In the summer of 2006, Republican Senator David Vitter (about whom you might have heard some news lately) said the following about a proposed constitutional amendment to ban gay marriage:
“I don’t believe there’s any issue that’s more important than this one,” said Sen. David Vitter, a Louisiana Republican. “I think this debate is very healthy, and it’s winning a lot of hearts and minds. I think we’re going to show real progress.”
No issue is more important than the drive to ban gay marriage. This, while the U.S. is bogged down in a bloody and deeply unpopular foreign war; while one of our major cities still struggles to rebuild in the aftermath of a devastating hurricane; while terrorist groups abroad seek to impose their will by random violence; while we still confront crime, poverty and racism. All these issues pale before the urgent need to prevent same-sex couples from filing joint tax returns. (I noted Vitter’s remark at the time, as well as some even more unhinged rhetoric, in last June’s post Groundhog Day).
What is it about gay marriage that gets religious conservatives so worked up? Their speeches on the subject are one long stream of apocalyptic rhetoric and obsessive, unrelenting hate, bearing no relation to the actual severity of the issue. Meanwhile, they seem perfectly content to ignore issues that continue to cause suffering for untold thousands of real people. Something similar seems to be true of abortion, where they focus tremendous amounts of energy on making that option unavailable, but comparatively little on helping women avoid unwanted pregnancy or escape poverty so that they would not desire to have an abortion in the first place. What can explain their obsessive, tireless zeal?
Most people, but especially fundamentalists, assume that God is just like them; he cheers on all their opinions and shares all their prejudices. (What they imagine to be a window through which they can see God is in truth a mirror held up to their own faces.) Thus, when they see gay couples together and feel disgusted, or when they see atheists standing up for reason and feel angry, or when they see other people practicing their religion and are appalled, they automatically assume that God feels the same way. Naturally, they assume that God will use his supernatural power to hurt these groups in revenge.

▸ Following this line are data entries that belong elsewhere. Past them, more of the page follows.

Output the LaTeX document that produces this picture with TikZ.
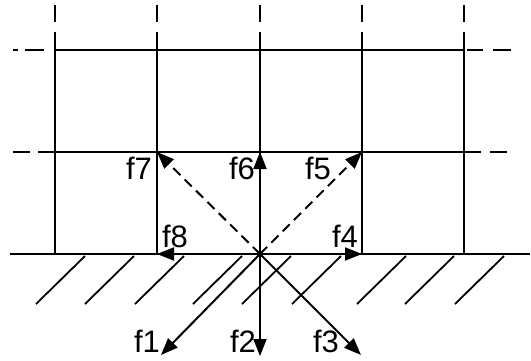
\documentclass[tikz,border=0pt]{standalone}
\usepackage{fontspec}
\setmainfont{Liberation Sans}
\usetikzlibrary{arrows.meta}

\begin{document}
\begin{tikzpicture}[
  x=1pt,y=-1pt,
  grid/.style={line width=2pt},
  hatch/.style={line width=1.8pt},
  vec/.style={line width=2pt,-{Triangle[length=17pt,width=13pt]}},
  dvec/.style={vec,dash pattern=on 10pt off 6pt},
  lbl/.style={font=\fontsize{31}{31}\selectfont,inner sep=0pt}
]
\useasboundingbox (0,0) rectangle (531,360);
% lattice
\foreach \x in {55,157,260,362,464}
  \draw[grid,dash pattern=on 17pt off 10pt on 300pt] (\x,5) -- (\x,254);
\draw[grid,dash pattern=on 5pt off 7pt on 19pt off 11pt on 409pt off 3pt on 16pt off 10pt on 18pt] (13,50) -- (511,50);
\draw[grid,dash pattern=on 17pt off 8pt on 443pt off 9pt on 17pt] (13,152) -- (507,152);
% wall
\draw[grid] (10,254) -- (530,254);
\foreach \b in {36,85,135,193,242,292,357,405,455}
  \draw[hatch] (\b,304) -- ++(49,-48);
% velocity directions
\coordinate (o) at (260,254);
\coordinate (e7) at (157,152);
\coordinate (e6) at (260,152);
\coordinate (e5) at (362,152);
\coordinate (e8) at (157,254);
\coordinate (e4) at (362,254);
\coordinate (e1) at (161,355);
\coordinate (e2) at (260,356);
\coordinate (e3) at (361,355);
\draw[dvec] (o) -- (e7);
\draw[dvec] (o) -- (e6);
\draw[dvec] (o) -- (e5);
\draw[vec] (o) -- (e8);
\draw[vec] (o) -- (e4);
\draw[vec] (o) -- (e1);
\draw[vec] (o) -- (e2);
\draw[vec] (o) -- (e3);
% labels
\node[lbl] (f7) at (139,168) {f7};
\node[lbl] (f6) at (242,168) {f6};
\node[lbl] (f5) at (318,168) {f5};
\node[lbl] (f8) at (175,236) {f8};
\node[lbl] (f4) at (345,236) {f4};
\node[lbl] (f1) at (147,341) {f1};
\node[lbl] (f2) at (243,341) {f2};
\node[lbl] (f3) at (326,341) {f3};
\end{tikzpicture}
\end{document}
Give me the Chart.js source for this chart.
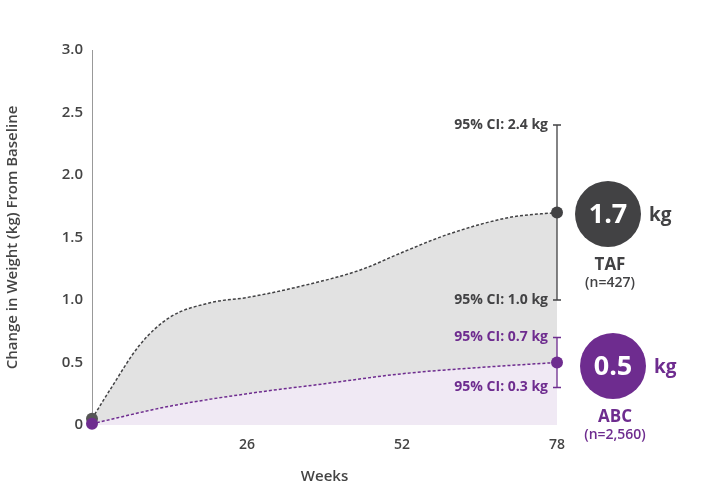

But the problem, according to the Bible, is that when God gets angry, he rarely stops at hurting just the person responsible. Innocent bystanders tend to suffer as well. The Egyptian first-born suffered for Pharaoh’s keeping the Israelites hostage; all the world’s children and other innocents drowned in the great flood; Achan’s family was stoned and burned for Achan’s sin; the nation of Amalek was massacred for the deeds of their ancestors; Job and his family were tormented as a result of God’s bet with Satan; fifty thousand Israelites died because a handful looked into the Ark of the Covenant; the wives and children of Daniel’s false accusers were thrown to the lions, and so on.
Viewed in this light, I think the fundamentalists’ behavior is more explicable. Their Ahabian obsession with culture-war issues is not because they prefer to concentrate on ginned-up, phony controversies rather than issues of true importance. It’s because they believe these issues actually are the most important ones. Their behavior is, to them, a matter of self-defense. These theists believe themselves to be hostages of their psychotic god, whom they fear will hurt them badly if they cannot force everyone to conform to his wishes. (Consider this horrifying cartoon from an extreme Christian site.)
As long as religious conservatives continue to hold these views, compromise will likely be impossible. After all, they do not believe that God will change his standards. The only feasible long-term solution is to show that their views are unsupported by evidence and unfounded. There may always be holdouts, but by forceful, effective advocacy of reason-based views, we can deconvert as many of them as possible and win society over to our side.